* Start Data lines *

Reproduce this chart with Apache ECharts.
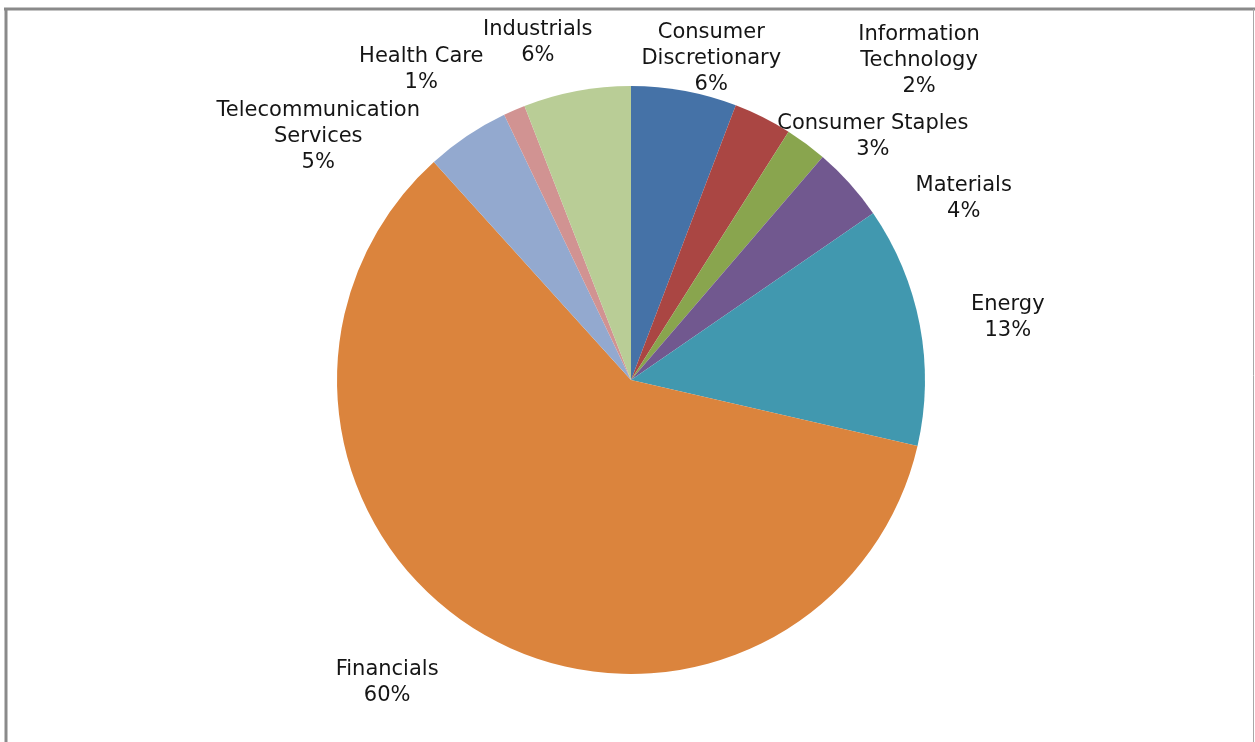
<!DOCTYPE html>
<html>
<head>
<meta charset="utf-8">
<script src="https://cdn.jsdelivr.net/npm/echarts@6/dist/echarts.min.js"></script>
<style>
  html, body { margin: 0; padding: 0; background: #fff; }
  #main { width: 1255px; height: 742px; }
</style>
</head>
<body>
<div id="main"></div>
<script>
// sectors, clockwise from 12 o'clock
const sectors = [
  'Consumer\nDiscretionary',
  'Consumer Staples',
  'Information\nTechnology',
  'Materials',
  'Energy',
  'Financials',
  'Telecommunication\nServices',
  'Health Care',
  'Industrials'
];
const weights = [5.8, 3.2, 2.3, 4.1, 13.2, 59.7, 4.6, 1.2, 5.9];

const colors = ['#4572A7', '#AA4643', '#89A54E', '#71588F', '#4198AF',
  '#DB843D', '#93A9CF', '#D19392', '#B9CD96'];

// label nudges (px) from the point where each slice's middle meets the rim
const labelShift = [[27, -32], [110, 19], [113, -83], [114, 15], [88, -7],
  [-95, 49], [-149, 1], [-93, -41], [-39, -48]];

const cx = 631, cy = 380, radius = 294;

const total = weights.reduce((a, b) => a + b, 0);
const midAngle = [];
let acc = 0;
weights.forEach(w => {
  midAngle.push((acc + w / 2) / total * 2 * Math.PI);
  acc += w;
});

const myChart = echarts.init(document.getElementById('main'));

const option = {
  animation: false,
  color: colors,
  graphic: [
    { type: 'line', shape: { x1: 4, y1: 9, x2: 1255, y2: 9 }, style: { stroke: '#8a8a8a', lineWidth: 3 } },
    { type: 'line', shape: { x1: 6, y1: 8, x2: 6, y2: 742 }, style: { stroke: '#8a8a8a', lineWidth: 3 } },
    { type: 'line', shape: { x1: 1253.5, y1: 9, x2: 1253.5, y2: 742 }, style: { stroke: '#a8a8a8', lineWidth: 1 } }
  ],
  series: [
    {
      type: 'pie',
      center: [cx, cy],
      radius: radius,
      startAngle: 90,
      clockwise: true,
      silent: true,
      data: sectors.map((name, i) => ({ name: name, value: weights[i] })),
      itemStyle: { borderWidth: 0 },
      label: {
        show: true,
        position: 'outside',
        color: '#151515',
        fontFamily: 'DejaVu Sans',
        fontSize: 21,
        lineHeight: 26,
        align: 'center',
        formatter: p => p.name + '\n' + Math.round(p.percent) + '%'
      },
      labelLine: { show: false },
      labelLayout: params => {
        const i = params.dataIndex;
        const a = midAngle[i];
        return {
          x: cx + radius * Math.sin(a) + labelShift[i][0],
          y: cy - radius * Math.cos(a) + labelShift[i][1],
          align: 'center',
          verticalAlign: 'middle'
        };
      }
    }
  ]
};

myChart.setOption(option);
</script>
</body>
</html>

* End Data lines *

* _Given request_
Each line of the data is to be duplicated exactly; pictures stay out of the copy.

* _Answer for this exercise_
Reproduce this chart with Apache ECharts.
<!DOCTYPE html>
<html>
<head>
<meta charset="utf-8">
<script src="https://cdn.jsdelivr.net/npm/echarts@6/dist/echarts.min.js"></script>
<style>
  html, body { margin: 0; padding: 0; background: #fff; }
  #main { width: 1255px; height: 742px; }
</style>
</head>
<body>
<div id="main"></div>
<script>
// sectors, clockwise from 12 o'clock
const sectors = [
  'Consumer\nDiscretionary',
  'Consumer Staples',
  'Information\nTechnology',
  'Materials',
  'Energy',
  'Financials',
  'Telecommunication\nServices',
  'Health Care',
  'Industrials'
];
const weights = [5.8, 3.2, 2.3, 4.1, 13.2, 59.7, 4.6, 1.2, 5.9];

const colors = ['#4572A7', '#AA4643', '#89A54E', '#71588F', '#4198AF',
  '#DB843D', '#93A9CF', '#D19392', '#B9CD96'];

// label nudges (px) from the point where each slice's middle meets the rim
const labelShift = [[27, -32], [110, 19], [113, -83], [114, 15], [88, -7],
  [-95, 49], [-149, 1], [-93, -41], [-39, -48]];

const cx = 631, cy = 380, radius = 294;

const total = weights.reduce((a, b) => a + b, 0);
const midAngle = [];
let acc = 0;
weights.forEach(w => {
  midAngle.push((acc + w / 2) / total * 2 * Math.PI);
  acc += w;
});

const myChart = echarts.init(document.getElementById('main'));

const option = {
  animation: false,
  color: colors,
  graphic: [
    { type: 'line', shape: { x1: 4, y1: 9, x2: 1255, y2: 9 }, style: { stroke: '#8a8a8a', lineWidth: 3 } },
    { type: 'line', shape: { x1: 6, y1: 8, x2: 6, y2: 742 }, style: { stroke: '#8a8a8a', lineWidth: 3 } },
    { type: 'line', shape: { x1: 1253.5, y1: 9, x2: 1253.5, y2: 742 }, style: { stroke: '#a8a8a8', lineWidth: 1 } }
  ],
  series: [
    {
      type: 'pie',
      center: [cx, cy],
      radius: radius,
      startAngle: 90,
      clockwise: true,
      silent: true,
      data: sectors.map((name, i) => ({ name: name, value: weights[i] })),
      itemStyle: { borderWidth: 0 },
      label: {
        show: true,
        position: 'outside',
        color: '#151515',
        fontFamily: 'DejaVu Sans',
        fontSize: 21,
        lineHeight: 26,
        align: 'center',
        formatter: p => p.name + '\n' + Math.round(p.percent) + '%'
      },
      labelLine: { show: false },
      labelLayout: params => {
        const i = params.dataIndex;
        const a = midAngle[i];
        return {
          x: cx + radius * Math.sin(a) + labelShift[i][0],
          y: cy - radius * Math.cos(a) + labelShift[i][1],
          align: 'center',
          verticalAlign: 'middle'
        };
      }
    }
  ]
};

myChart.setOption(option);
</script>
</body>
</html>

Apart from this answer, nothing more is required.